Demokratie bedeutet die Herrschaft des Volkes. Eine wichtige Eigenschaft demokratischer Systeme ist die Repräsentationsidee, also die Widerspiegelung der Anliegen des Staatsvolks im politischen System. Männer hatten historisch gesehen einen Vorsprung, ihre Interessen zu formulieren: Weltweit erhielten Frauen beispielsweise später das Wahlrecht als Männer, wobei hier erhebliche zeitliche Unterschiede ausgemacht werden können: Australien oder Finnland (damals russisches Großfürstentum) führten das Frauenwahlrecht zu Beginn des 20. Jahrhunderts (1902 bzw. 1906) ein, viele Staaten folgten unmittelbar nach dem Ersten Weltkrieg – so auch Österreich, das 1918 Frauen das Recht zu wählen gewährte. In vielen afrikanischen Staaten erhielten Frauen das Recht zu wählen nach der Erlangung der Unabhängigkeit von den Kolonialmächten in den 1950er und 1960er Jahren. In der Schweiz wurde erst 1971 ein Frauenwahlrecht verabschiedet, in Liechtenstein gar erst 1984. In Saudi-Arabien durften Frauen 2015 das erste Mal an Wahlen teilnehmen (vgl. Gehlen 2015).

Der Gesellschaftsvertrag als Geschlechtervertrag: Demokratie als Androkratie?
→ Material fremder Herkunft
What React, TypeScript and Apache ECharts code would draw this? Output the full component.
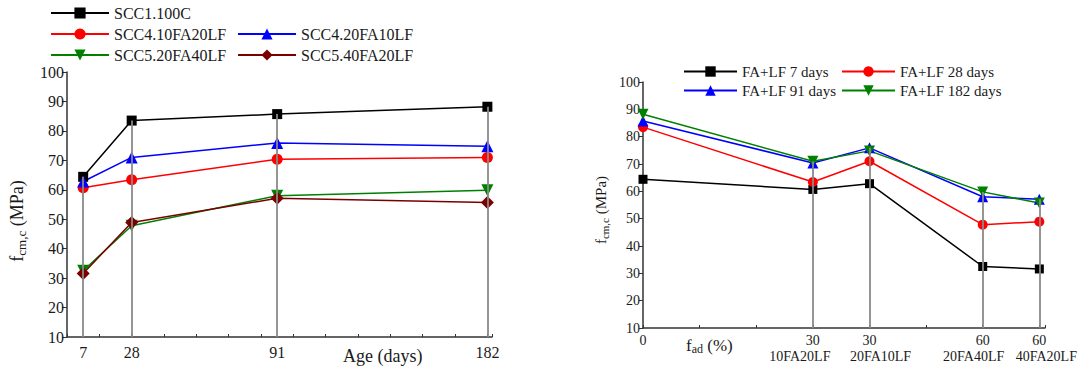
import React, { useEffect, useRef } from "react";
import * as echarts from "echarts";

// ---- data ----
const ages = [7, 28, 91, 182];
const mixNames = ["SCC1.100C", "SCC4.10FA20LF", "SCC4.20FA10LF", "SCC5.20FA40LF", "SCC5.40FA20LF"];
const scc1_100C = [64.4, 83.5, 85.7, 88.2];
const scc4_10FA20LF = [60.7, 63.4, 70.4, 71.0];
const scc4_20FA10LF = [62.8, 71.0, 75.9, 74.8];
const scc5_20FA40LF = [32.5, 47.8, 58.0, 59.8];
const scc5_40FA20LF = [31.6, 48.9, 57.1, 55.7];

const fadX = [0, 3, 4, 6, 7];
const fadPct = ["0", "30", "30", "60", "60"];
const fadMix = ["", "10FA20LF", "20FA10LF", "20FA40LF", "40FA20LF"];
const ageNames = ["FA+LF 7 days", "FA+LF 28 days", "FA+LF 91 days", "FA+LF 182 days"];

const FONT = "Liberation Serif";
const TXT = "#1a1a1a";

export default function App() {
  const ref = useRef<HTMLDivElement>(null);
  useEffect(() => {
    if (!ref.current) return;
    const chart = echarts.init(ref.current, undefined, { renderer: "svg" });
    const mixValues = [scc1_100C, scc4_10FA20LF, scc4_20FA10LF, scc5_20FA40LF, scc5_40FA20LF];
    const styles = [
      { color: "#000000", symbol: "rect", size: 10, rot: 0 },
      { color: "#ff0000", symbol: "circle", size: 11, rot: 0 },
      { color: "#0000ff", symbol: "triangle", size: 12, rot: 0 },
      { color: "#008000", symbol: "triangle", size: 12, rot: 180 },
      { color: "#7a0000", symbol: "diamond", size: 13, rot: 0 },
    ];
    const ageStyles = [styles[0], styles[1], styles[2], styles[3]];

    const leftSeries = mixNames.map((name, i) => ({
      type: "line",
      name,
      xAxisIndex: 0,
      yAxisIndex: 0,
      z: 3,
      data: ages.map((a, j) => [a, mixValues[i][j]]),
      symbol: styles[i].symbol,
      symbolSize: styles[i].size,
      symbolRotate: styles[i].rot,
      lineStyle: { color: styles[i].color, width: 1.5 },
      itemStyle: { color: styles[i].color },
    }));
    const leftTops = ages.map((a, j) => [a, Math.max(...mixValues.map((v) => v[j]))]);

    const rightSeries = ageNames.map((name, j) => ({
      type: "line",
      name,
      xAxisIndex: 1,
      yAxisIndex: 1,
      z: 3,
      data: fadX.map((x, i) => [x, mixValues[i][j]]),
      symbol: ageStyles[j].symbol,
      symbolSize: ageStyles[j].size - 1,
      symbolRotate: ageStyles[j].rot,
      lineStyle: { color: ageStyles[j].color, width: 1.5 },
      itemStyle: { color: ageStyles[j].color },
    }));
    const rightTops = fadX.map((x, i) => [x, Math.max(...mixValues[i])]).filter((p) => p[0] > 0);

    const dropSeries = (xi: number, tops: number[][]) => ({
      type: "line",
      name: "drop" + xi,
      xAxisIndex: xi,
      yAxisIndex: xi,
      z: 1,
      data: tops,
      showSymbol: false,
      symbol: "none",
      lineStyle: { opacity: 0 },
      silent: true,
      markLine: {
        silent: true,
        symbol: ["none", "none"],
        label: { show: false },
        lineStyle: { color: "#8a8a8a", width: 1.8, type: "solid" },
        data: tops.map((p) => [{ coord: [p[0], p[1]] }, { coord: [p[0], 10] }]),
      },
    });

    const leftLegendPos = [
      [50, 5],
      [50, 26],
      [237, 26],
      [50, 47],
      [237, 47],
    ];
    const rightLegendPos = [
      [683, 64],
      [841, 64],
      [683, 83],
      [841, 83],
    ];
    const legends = [
      ...mixNames.map((n, i) => ({
        padding: 0,
        itemGap: 0,
        itemHeight: 14,
        data: [n],
        left: leftLegendPos[i][0],
        top: leftLegendPos[i][1],
        itemWidth: 58,
        textStyle: { fontFamily: FONT, fontSize: 16, color: TXT },
      })),
      ...ageNames.map((n, i) => ({
        padding: 0,
        itemGap: 0,
        itemHeight: 13,
        data: [n],
        left: rightLegendPos[i][0],
        top: rightLegendPos[i][1],
        itemWidth: 53,
        textStyle: { fontFamily: FONT, fontSize: 15, color: TXT },
      })),
    ];

    const axisLineStyle = { color: "#333", width: 1.5 };
    // horizontal shifts for the second row of the right x-axis labels
    const mixShift = [0, -13, 11, -9, 7];
    const mixRich: Record<string, any> = {};
    fadMix.forEach((m, i) => {
      const s = mixShift[i];
      mixRich["m" + i] = {
        fontFamily: FONT,
        fontSize: 14,
        color: TXT,
        padding: s < 0 ? [0, -2 * s, 0, 0] : [0, 0, 0, 2 * s],
      };
    });
    const mixAxis = (vals: number[]) => ({
      type: "value",
      gridIndex: 1,
      position: "bottom",
      min: 0,
      max: 7.1,
      interval: 1,
      splitLine: { show: false },
      axisLine: { show: false },
      axisTick: { show: false },
      axisLabel: {
        customValues: vals,
        hideOverlap: false,
        fontFamily: FONT,
        fontSize: 14,
        color: TXT,
        margin: 21,
        rich: mixRich,
        formatter: (v: number) => {
          const i = fadX.indexOf(v);
          return i > 0 ? `{m${i}|${fadMix[i]}}` : "";
        },
      },
    });

    chart.setOption({
      animation: false,
      textStyle: { fontFamily: FONT },
      legend: legends,
      grid: [
        { left: 67, right: 590, top: 72, bottom: 30 },
        { left: 643, right: 37, top: 82, bottom: 39 },
      ],
      xAxis: [
        {
          type: "value",
          gridIndex: 0,
          min: 0,
          max: 184,
          interval: 14,
          splitLine: { show: false },
          axisLine: { lineStyle: axisLineStyle },
          axisTick: { inside: true, length: 3, lineStyle: { color: "#333" } },
          axisLabel: {
            customValues: ages,
            fontFamily: FONT,
            fontSize: 16,
            color: TXT,
            margin: 7,
          },
        },
        {
          type: "value",
          gridIndex: 1,
          position: "bottom",
          min: 0,
          max: 7.1,
          interval: 1,
          splitLine: { show: false },
          axisLine: { lineStyle: axisLineStyle },
          axisTick: { inside: true, length: 3, lineStyle: { color: "#333" } },
          axisLabel: {
            customValues: fadX,
            hideOverlap: false,
            fontFamily: FONT,
            fontSize: 14,
            color: TXT,
            margin: 5,
            formatter: (v: number) => {
              const i = fadX.indexOf(v);
              return i < 0 ? "" : fadPct[i];
            },
          },
        },
        mixAxis([fadX[1], fadX[3]]),
        mixAxis([fadX[2], fadX[4]]),
      ],
      yAxis: [
        {
          type: "value",
          gridIndex: 0,
          min: 10,
          max: 100,
          interval: 10,
          splitLine: { show: false },
          axisLine: { show: true, lineStyle: axisLineStyle },
          axisTick: { show: true, length: 5, lineStyle: { color: "#333" } },
          axisLabel: { fontFamily: FONT, fontSize: 16, color: TXT, margin: 3 },
        },
        {
          type: "value",
          gridIndex: 1,
          min: 10,
          max: 100,
          interval: 10,
          splitLine: { show: false },
          axisLine: { show: true, lineStyle: axisLineStyle },
          axisTick: { show: true, length: 4, lineStyle: { color: "#333" } },
          axisLabel: { fontFamily: FONT, fontSize: 14, color: TXT, margin: 3 },
        },
      ],
      graphic: [
        {
          type: "text",
          x: 17,
          y: 221,
          rotation: Math.PI / 2,
          style: {
            text: "{n|f}{s|cm,c}{n| (MPa)}",
            align: "center",
            verticalAlign: "middle",
            fill: TXT,
            rich: {
              n: { fontFamily: FONT, fontSize: 18, fill: TXT },
              s: { fontFamily: FONT, fontSize: 13, fill: TXT, padding: [8, 0, 0, 0] },
            },
          },
        },
        {
          type: "text",
          x: 601,
          y: 210,
          rotation: Math.PI / 2,
          style: {
            text: "{n|f}{s|cm,c}{n| (MPa)}",
            align: "center",
            verticalAlign: "middle",
            fill: TXT,
            rich: {
              n: { fontFamily: FONT, fontSize: 15, fill: TXT },
              s: { fontFamily: FONT, fontSize: 11, fill: TXT, padding: [7, 0, 0, 0] },
            },
          },
        },
        {
          type: "text",
          x: 343,
          y: 356,
          style: {
            text: "Age (days)",
            fontFamily: FONT,
            fontSize: 18,
            fill: TXT,
            align: "left",
            verticalAlign: "middle",
          },
        },
        {
          type: "text",
          x: 686,
          y: 345,
          style: {
            text: "{n|f}{s|ad}{n| (%)}",
            align: "left",
            verticalAlign: "middle",
            fill: TXT,
            rich: {
              n: { fontFamily: FONT, fontSize: 17, fill: TXT },
              s: { fontFamily: FONT, fontSize: 12, fill: TXT, padding: [8, 0, 0, 0] },
            },
          },
        },
      ],
      series: [dropSeries(0, leftTops), dropSeries(1, rightTops), ...leftSeries, ...rightSeries],
    });
    return () => chart.dispose();
  }, []);
  return (
    <>
      <style>{`.chart-root text, .chart-root tspan { font-family: "Liberation Serif", serif !important; }`}</style>
      <div
        ref={ref}
        className="chart-root"
        style={{ width: 1082, height: 367, position: "fixed", left: 0, top: 0, background: "#fff" }}
      />
    </>
  );
}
Als Vertragstheorien gelten die im 17. und 18. Jahrhundert von Thomas Hobbes, John Locke, Immanuel Kant und Jean-Jacques Rousseau formulierten Überlegungen über mögliche Gesellschaftsordnungen. Sie haben maßgeblichen Einfluss auf das moderne Verständnis von Staat, Staatsbürgerschaft und Politik und damit auf die moderne Gesellschaft ausgeübt. Da damit die theoretische Legitimierung der liberalen bürgerlichen Demokratie geschaffen wurde, sind sie fundamentale Klassiker der Politikwissenschaft. Sie werden auch als Gesellschaftsvertrag bezeichnet, da damit die ideellen Grundsteine für das gesellschaftliche Zusammenleben gleichberechtigter Staatsbürger*innen gelegt wurden und das Gewaltmonopol des Staates begründet wird: Die Bürger*innen treten ihre individuelle Gewaltfähigkeit freiwillig an den Staat ab und stehen im Gegenzug unter seinem Schutz – eine scheinbar geschlechtsunabhängige Grundlage für friedliches Zusammenleben. Die Politikwissenschafterin Carole Pateman hat jedoch 1988 mit ihrem einflussreichen Werk „The Sexual Contract“ (der Geschlechtervertrag) aufgezeigt, dass tatsächlich auch eine hierarchische Geschlechterordnung festgeschrieben wurde. Während die Vertragstheorien in der klassischen Rezeption als Geschichte der Freiheit gelesen werden, macht Pateman sie als Geschichte der Freiheit der Männer und als Grundlegung einer modernen patriarchalen Gesellschaftsordnung sichtbar (vgl. Pateman 1988: 2). Denn auch wenn nicht alle Vertragstheoretiker Frauen per se die Vernunftfähigkeit absprachen, haben sie alle vorausgesetzt, dass Frauen ihre individuellen Rechte an ihre Ehemänner, Väter oder Brüder abtreten. Da der Gesellschaftsvertrag eine fundamentale Grundlage moderner Gesellschaften darstellt, spricht Pateman von einem verheimlichten „Geschlechtervertrag“, der modernen Demokratien zugrunde liegt (vgl. Pateman, 1988: 1; zur Aktualität siehe Wilde in Ludwig/Sauer/Wöhl 2009).

Quellen

  • Gehlen, Martin (2015): Saudi-Arabien entdeckt das Frauenwahlrecht. https://www.zeit.de/politik/ausland/2015-09/frauenwahlrecht-saudi-arabien-gleichberechtigung (12.04.2021).
  • Ludwig, Gundula/Sauer, Birgit/Wöhl, Stefanie (2009) (Hg.): Staat und Geschlecht. Grundlagen und aktuelle Herausforderungen feministischer Staatstheorie. Baden-Baden: Nomos.
  • Pateman, Carole (1988): The Sexual Contract. Oxford Polity Press.
  • Rosenberger, Sieglinde K./Sauer, Birgit (2004) (Hg.): Politikwissenschaft und Geschlecht. Konzepte – Verknüpfungen – Perspektiven. Wien: UTB.